So, there were three of us. And at all of the hotels we were staying, two beds.
Even before we embarked, my two friends were already playing Rock Paper Scissors to see who had to share a bed with me. For some reason I can’t fathom, I was the designated whore by default. It was a nice feeling though, to know that even if I were thousand of miles away from Singapore, in wholly new social circles, I still had my familiar rung of the social ladder to count on.
Yet, for all the noise they made about have to share a bed with me, it was ironic that I was the one who suffered the most.
You see, I take some time to get to sleep, a good 15 to 20 minutes to doze off completely. Secondly, I do my best to be as courteous as possible, so I try to minimize tossing and turning when someone else is in bed with me.
This means that for those minutes in bed when I’m still fully alert, I force myself to keep completely silent and immobile.
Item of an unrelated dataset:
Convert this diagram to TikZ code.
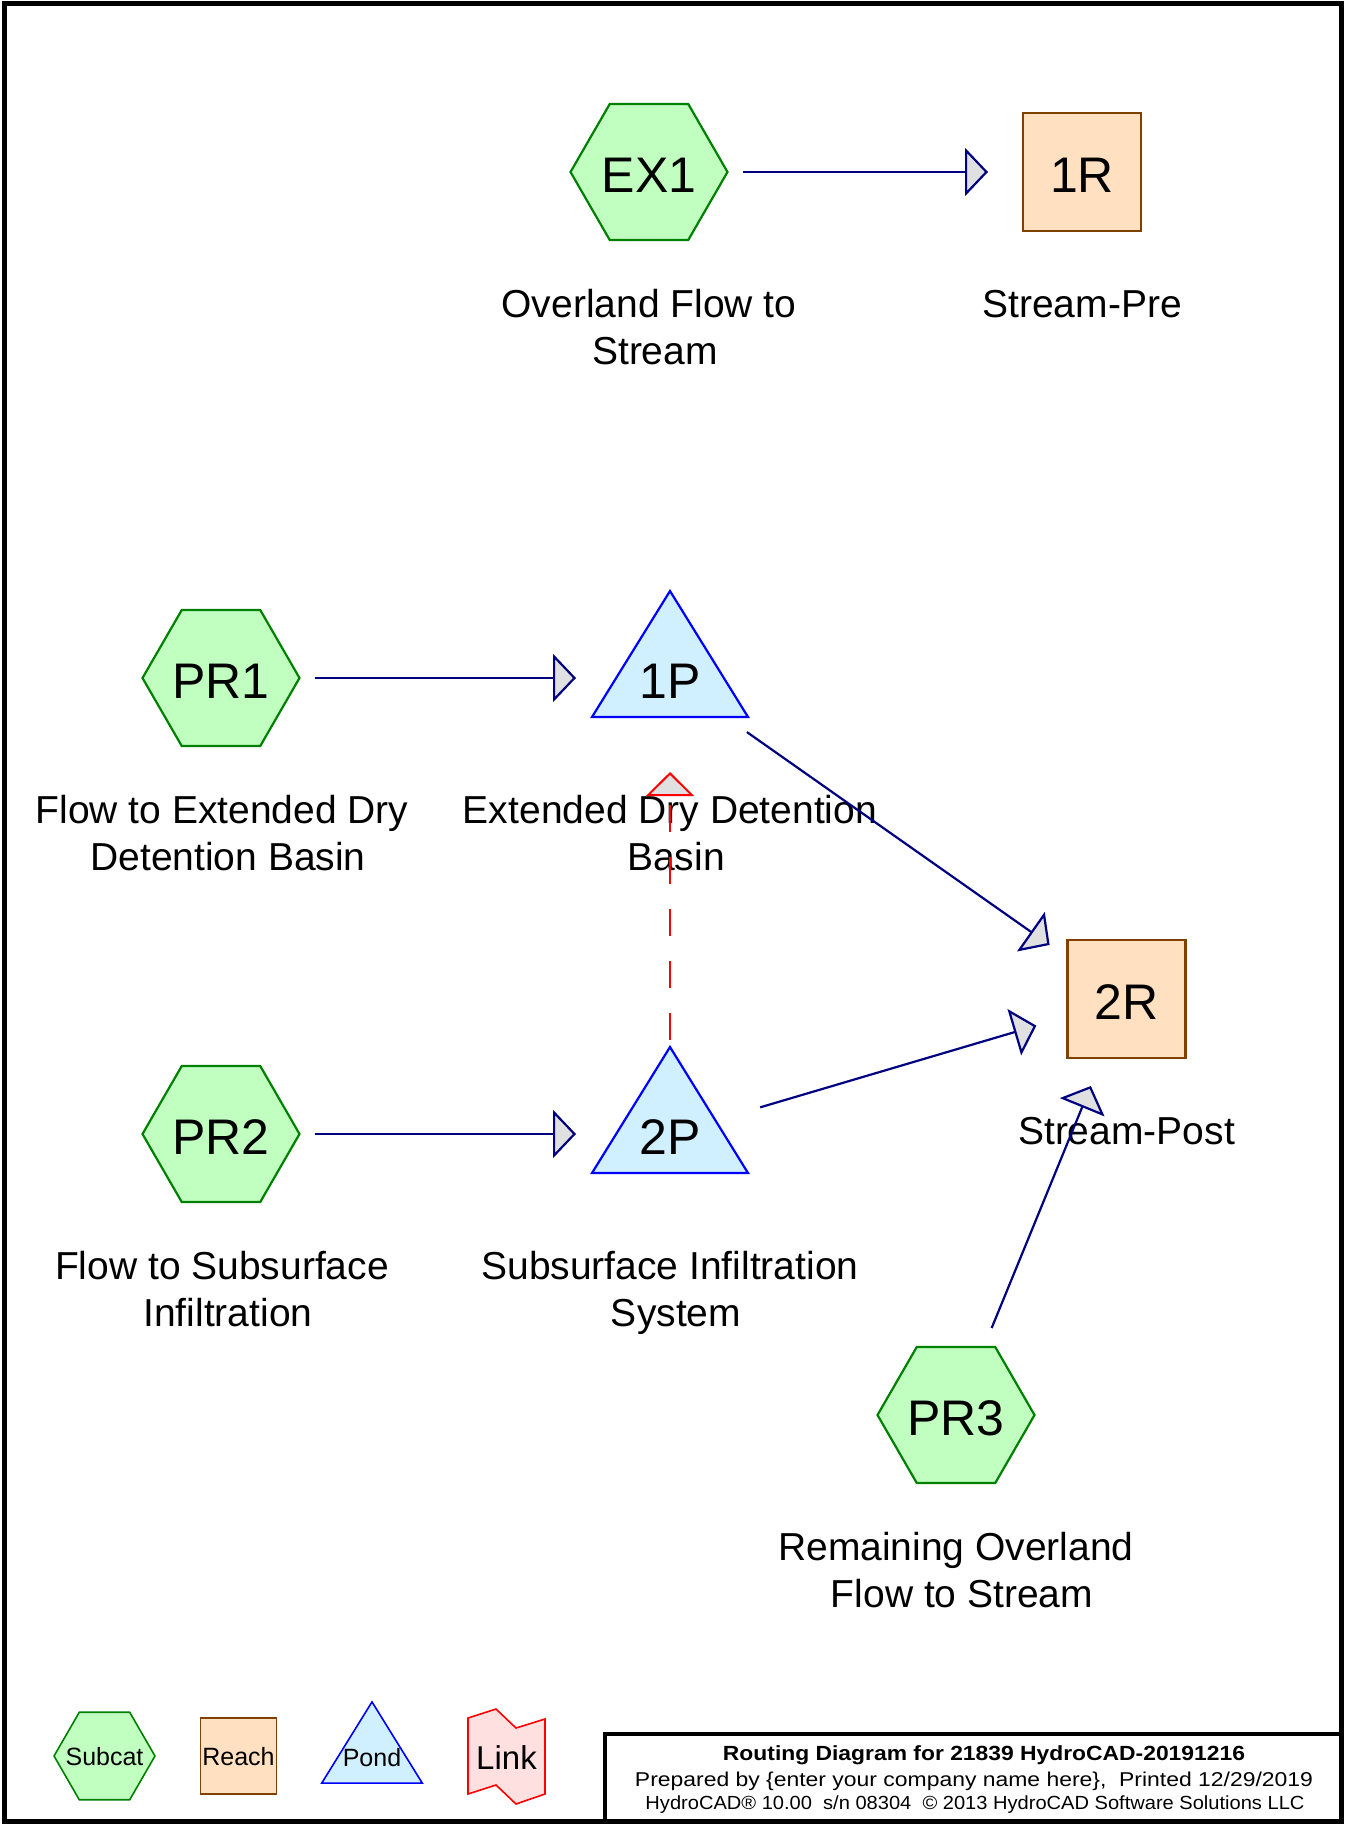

Seriously, I’d feel more relaxed if I were in a lift filled to the brim with all the teachers who hate me. And with my girlfriend’s parents. And my exes. And the electricity suddenly cut off. And I needed to fart.
Although my mother warned me years ago never to publicize what I do in bed, I see no reason to keep tight-lipped now. The first night I retreated to my side as much as I could, to give my friend more space.
I also kept deathly still, and squeezed my eyes shut hoping that sleep would rescue me from this ordeal. The result was that I felt completely trapped, a tense balled-up lovemachine this close to falling, not to sleep, but off the bed.
This is the part of the story where words simply do not do justice – the follow pictures represent my sleeping arrangements for the first night.
11.00 P.M. – Lights out. All is well.
11.05 P.M. – Friend starts shifting closer to me. I exhale as much air as I can, hoping to take up less space. I begin to hate him.
11.30 P.M. – Friend is snoring, but I still can’t sleep in my cramped corner. I begin to lose temper, and contemplate sleeping on the floor. I start counting sheep, but end up killing them.
11.50 P.M. to 2.00 A.M. – Just. Kill. Me. I am in a ball on a bed because I dozed off and his leg was over mine. How the (!@&# did he end up sleeping diagonally someone please tell me.
On a side not, yay, I finally managed to use the markers I brought here to the US. I'm just glad I have my bed all to myself now.